* _Aim_
All lines in the records below from the line with "Generate a Python" through the line with "plt.rcParams['font.weight'] = 'bold'" are to be given again exactly, both ends included; the pictures are to be left out.

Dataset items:
Start

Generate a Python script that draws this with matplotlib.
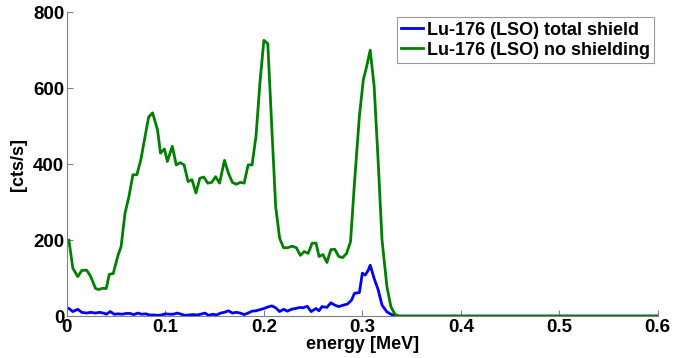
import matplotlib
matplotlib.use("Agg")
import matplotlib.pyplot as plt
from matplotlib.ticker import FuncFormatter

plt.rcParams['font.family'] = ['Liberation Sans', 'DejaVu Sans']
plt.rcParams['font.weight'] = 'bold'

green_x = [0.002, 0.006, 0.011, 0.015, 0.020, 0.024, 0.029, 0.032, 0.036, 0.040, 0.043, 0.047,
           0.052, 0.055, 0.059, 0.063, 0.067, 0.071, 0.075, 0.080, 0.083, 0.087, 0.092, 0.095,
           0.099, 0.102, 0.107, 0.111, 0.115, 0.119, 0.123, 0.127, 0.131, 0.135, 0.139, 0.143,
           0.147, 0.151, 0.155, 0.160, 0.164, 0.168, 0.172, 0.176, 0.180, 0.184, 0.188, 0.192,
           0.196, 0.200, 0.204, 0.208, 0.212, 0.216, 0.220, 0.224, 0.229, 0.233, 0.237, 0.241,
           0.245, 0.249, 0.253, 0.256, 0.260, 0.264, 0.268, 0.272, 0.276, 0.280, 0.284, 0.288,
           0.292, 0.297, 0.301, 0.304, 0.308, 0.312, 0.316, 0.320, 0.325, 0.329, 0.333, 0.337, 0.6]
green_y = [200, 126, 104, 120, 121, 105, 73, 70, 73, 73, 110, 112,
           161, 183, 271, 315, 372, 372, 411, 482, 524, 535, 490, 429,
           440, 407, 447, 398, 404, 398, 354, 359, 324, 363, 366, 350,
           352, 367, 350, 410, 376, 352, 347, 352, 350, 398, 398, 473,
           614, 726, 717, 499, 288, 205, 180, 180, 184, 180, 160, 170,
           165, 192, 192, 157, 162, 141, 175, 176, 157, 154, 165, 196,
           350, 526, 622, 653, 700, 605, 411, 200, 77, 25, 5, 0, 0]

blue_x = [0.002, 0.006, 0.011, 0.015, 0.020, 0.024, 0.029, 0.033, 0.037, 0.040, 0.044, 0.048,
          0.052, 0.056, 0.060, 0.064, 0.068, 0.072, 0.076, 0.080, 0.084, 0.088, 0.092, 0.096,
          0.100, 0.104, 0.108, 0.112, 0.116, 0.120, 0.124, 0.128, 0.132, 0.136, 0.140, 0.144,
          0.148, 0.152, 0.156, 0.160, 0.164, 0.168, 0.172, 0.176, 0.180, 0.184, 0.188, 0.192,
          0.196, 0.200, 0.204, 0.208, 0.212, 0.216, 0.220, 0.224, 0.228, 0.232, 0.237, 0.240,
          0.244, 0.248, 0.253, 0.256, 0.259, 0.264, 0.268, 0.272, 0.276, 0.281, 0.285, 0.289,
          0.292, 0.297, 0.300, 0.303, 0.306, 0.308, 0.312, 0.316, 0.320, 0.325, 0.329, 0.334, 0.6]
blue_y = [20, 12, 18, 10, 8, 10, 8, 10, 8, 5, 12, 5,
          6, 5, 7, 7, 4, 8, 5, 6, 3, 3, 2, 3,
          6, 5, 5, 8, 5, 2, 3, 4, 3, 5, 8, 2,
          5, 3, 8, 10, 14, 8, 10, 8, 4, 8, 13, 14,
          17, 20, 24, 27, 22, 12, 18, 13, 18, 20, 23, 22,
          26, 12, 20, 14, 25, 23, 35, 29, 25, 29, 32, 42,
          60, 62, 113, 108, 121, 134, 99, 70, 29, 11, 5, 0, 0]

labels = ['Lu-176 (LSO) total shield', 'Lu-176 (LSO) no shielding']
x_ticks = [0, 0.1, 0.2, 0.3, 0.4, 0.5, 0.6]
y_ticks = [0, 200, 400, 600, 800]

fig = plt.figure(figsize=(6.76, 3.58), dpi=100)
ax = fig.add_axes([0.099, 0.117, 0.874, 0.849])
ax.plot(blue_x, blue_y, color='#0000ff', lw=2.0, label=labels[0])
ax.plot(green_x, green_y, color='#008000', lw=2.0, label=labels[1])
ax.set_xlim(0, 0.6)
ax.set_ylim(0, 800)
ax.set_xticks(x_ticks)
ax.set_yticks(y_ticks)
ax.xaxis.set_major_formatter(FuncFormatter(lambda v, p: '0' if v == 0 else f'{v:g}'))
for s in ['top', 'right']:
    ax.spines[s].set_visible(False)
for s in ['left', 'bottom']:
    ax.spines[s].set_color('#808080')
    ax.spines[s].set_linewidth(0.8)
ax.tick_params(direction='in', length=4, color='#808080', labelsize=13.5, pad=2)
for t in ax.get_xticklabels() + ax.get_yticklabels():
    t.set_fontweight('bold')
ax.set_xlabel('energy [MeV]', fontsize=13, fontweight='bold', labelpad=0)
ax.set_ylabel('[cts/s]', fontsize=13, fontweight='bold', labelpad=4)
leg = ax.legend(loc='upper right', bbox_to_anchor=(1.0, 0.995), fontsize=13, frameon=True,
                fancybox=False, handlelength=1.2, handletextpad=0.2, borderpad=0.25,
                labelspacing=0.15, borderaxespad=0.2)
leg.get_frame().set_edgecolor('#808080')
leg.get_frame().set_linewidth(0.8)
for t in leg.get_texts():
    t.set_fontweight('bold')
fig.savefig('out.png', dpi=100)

End
Start

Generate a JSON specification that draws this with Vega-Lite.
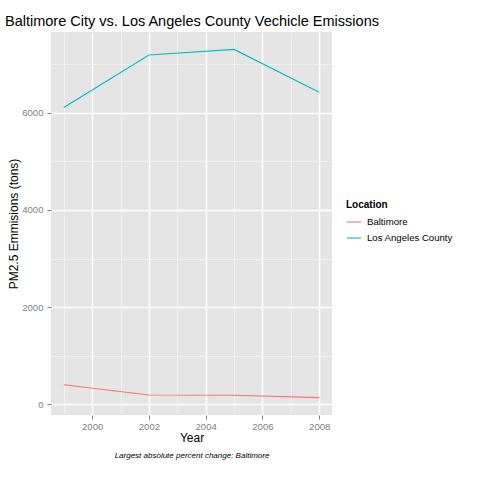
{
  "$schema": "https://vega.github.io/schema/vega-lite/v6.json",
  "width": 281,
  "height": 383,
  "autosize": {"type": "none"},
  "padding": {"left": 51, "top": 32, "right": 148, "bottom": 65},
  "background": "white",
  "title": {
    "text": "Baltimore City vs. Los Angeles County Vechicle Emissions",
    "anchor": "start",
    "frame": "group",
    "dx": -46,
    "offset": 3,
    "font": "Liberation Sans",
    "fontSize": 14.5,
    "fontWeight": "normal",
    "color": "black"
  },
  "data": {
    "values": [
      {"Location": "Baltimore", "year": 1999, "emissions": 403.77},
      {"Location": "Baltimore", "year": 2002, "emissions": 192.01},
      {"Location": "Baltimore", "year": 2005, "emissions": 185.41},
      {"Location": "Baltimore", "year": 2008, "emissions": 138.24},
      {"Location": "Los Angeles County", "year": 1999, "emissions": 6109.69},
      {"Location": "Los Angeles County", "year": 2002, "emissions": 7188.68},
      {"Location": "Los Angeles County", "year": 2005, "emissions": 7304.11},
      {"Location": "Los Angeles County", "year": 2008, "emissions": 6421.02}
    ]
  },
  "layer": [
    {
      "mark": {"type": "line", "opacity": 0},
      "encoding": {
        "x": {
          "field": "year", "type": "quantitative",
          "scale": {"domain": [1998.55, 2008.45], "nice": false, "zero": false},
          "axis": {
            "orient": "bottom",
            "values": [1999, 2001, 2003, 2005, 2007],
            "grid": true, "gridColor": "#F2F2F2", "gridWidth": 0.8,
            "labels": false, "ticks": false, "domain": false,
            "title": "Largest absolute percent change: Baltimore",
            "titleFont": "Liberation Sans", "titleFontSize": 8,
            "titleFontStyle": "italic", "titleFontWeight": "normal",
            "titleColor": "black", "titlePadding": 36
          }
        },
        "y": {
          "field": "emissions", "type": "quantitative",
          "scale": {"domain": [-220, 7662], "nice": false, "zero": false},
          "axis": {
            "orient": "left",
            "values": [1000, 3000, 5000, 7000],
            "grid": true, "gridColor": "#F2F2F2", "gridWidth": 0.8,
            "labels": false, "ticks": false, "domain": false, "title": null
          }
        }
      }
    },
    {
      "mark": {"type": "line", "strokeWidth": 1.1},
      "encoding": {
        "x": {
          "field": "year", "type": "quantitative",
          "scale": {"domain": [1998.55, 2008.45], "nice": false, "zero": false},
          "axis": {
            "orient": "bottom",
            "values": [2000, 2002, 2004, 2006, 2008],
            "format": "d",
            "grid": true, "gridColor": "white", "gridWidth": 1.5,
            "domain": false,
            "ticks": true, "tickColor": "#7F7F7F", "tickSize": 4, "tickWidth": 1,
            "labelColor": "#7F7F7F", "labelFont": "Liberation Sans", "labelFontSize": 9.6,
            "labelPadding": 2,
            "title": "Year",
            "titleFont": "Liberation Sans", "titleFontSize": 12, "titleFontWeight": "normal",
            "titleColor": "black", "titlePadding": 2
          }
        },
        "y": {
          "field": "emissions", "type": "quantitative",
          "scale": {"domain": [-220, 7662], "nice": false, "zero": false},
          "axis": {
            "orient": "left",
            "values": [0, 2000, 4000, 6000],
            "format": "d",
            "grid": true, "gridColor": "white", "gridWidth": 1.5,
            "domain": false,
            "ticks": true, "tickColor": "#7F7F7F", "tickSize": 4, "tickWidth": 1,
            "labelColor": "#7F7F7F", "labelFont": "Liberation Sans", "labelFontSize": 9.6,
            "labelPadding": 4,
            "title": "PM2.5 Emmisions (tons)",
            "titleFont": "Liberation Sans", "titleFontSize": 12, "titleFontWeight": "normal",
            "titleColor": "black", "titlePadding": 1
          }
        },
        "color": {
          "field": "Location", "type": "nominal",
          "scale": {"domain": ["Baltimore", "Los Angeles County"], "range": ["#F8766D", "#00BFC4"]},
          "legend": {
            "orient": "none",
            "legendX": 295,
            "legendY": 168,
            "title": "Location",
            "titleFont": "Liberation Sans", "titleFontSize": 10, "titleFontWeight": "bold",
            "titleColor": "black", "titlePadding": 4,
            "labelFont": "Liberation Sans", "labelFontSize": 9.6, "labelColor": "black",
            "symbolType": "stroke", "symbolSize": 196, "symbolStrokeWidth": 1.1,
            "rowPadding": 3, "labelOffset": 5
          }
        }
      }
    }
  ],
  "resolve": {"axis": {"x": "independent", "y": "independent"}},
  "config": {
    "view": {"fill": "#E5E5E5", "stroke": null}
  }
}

End
Start

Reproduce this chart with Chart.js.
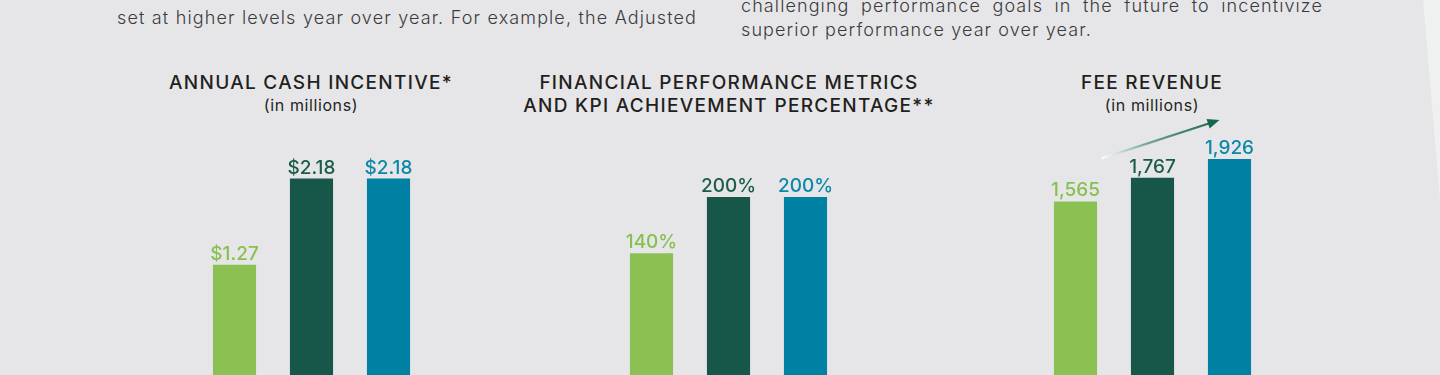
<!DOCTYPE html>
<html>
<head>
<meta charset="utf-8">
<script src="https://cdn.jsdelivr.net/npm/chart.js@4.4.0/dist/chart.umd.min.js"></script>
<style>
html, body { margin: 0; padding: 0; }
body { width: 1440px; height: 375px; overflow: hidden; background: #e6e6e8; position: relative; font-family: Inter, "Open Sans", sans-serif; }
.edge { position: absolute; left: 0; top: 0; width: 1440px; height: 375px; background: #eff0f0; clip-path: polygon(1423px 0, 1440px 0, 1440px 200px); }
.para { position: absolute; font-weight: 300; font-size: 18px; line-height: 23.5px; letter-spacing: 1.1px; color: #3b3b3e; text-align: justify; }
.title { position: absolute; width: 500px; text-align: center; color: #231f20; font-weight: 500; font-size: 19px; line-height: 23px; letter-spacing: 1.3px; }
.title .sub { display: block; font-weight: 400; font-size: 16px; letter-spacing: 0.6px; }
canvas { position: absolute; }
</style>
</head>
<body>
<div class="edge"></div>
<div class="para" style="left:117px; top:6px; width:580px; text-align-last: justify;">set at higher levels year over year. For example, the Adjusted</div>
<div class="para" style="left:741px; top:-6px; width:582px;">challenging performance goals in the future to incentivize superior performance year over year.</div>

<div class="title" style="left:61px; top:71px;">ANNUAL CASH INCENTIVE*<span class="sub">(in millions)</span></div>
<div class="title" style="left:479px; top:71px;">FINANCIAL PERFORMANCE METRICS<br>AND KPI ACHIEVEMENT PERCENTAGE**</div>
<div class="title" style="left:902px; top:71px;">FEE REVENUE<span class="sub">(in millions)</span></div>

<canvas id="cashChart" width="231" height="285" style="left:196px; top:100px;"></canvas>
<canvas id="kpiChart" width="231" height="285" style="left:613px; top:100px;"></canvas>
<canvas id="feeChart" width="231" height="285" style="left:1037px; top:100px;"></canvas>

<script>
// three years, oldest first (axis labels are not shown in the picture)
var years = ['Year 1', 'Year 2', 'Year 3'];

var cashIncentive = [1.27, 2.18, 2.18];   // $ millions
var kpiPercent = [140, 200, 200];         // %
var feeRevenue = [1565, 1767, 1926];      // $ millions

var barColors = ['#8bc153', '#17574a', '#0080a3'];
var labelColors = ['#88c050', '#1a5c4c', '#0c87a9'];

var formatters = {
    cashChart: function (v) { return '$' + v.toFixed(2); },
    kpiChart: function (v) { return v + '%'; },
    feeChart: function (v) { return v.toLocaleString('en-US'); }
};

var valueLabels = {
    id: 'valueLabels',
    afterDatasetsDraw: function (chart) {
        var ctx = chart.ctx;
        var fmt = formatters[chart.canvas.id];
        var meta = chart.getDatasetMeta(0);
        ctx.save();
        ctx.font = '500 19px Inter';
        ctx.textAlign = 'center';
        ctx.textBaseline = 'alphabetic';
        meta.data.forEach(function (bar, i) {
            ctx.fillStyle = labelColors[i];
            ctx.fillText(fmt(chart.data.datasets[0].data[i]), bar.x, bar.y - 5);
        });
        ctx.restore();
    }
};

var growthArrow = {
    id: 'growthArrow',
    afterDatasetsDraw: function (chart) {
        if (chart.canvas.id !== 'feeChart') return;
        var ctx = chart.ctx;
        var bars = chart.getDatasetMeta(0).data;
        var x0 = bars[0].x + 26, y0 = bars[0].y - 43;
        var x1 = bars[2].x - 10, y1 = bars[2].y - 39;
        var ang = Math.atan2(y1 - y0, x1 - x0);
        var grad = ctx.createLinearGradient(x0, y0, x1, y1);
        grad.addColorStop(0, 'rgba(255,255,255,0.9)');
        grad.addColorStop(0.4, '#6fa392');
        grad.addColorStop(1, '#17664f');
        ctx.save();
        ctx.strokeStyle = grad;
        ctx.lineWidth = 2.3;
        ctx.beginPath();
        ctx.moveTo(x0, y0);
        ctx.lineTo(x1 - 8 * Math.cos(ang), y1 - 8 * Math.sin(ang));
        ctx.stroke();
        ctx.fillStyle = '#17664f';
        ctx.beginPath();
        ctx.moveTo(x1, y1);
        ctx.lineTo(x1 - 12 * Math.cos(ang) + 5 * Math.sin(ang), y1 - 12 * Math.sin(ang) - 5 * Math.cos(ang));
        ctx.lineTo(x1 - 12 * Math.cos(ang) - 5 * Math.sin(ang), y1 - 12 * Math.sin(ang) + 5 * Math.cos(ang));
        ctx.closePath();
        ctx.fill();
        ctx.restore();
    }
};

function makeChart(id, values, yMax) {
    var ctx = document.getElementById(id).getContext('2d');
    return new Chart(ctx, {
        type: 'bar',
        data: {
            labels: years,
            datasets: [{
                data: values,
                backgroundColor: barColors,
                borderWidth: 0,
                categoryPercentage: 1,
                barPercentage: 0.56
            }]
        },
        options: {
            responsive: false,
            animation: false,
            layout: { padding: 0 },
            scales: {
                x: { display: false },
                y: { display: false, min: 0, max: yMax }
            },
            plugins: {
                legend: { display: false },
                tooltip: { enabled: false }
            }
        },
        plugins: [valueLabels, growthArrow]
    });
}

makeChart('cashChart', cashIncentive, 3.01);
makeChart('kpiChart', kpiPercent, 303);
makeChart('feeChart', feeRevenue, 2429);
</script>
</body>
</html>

End

* _Written solution_
Generate a Python script that draws this with matplotlib.
import matplotlib
matplotlib.use("Agg")
import matplotlib.pyplot as plt
from matplotlib.ticker import FuncFormatter

plt.rcParams['font.family'] = ['Liberation Sans', 'DejaVu Sans']
plt.rcParams['font.weight'] = 'bold'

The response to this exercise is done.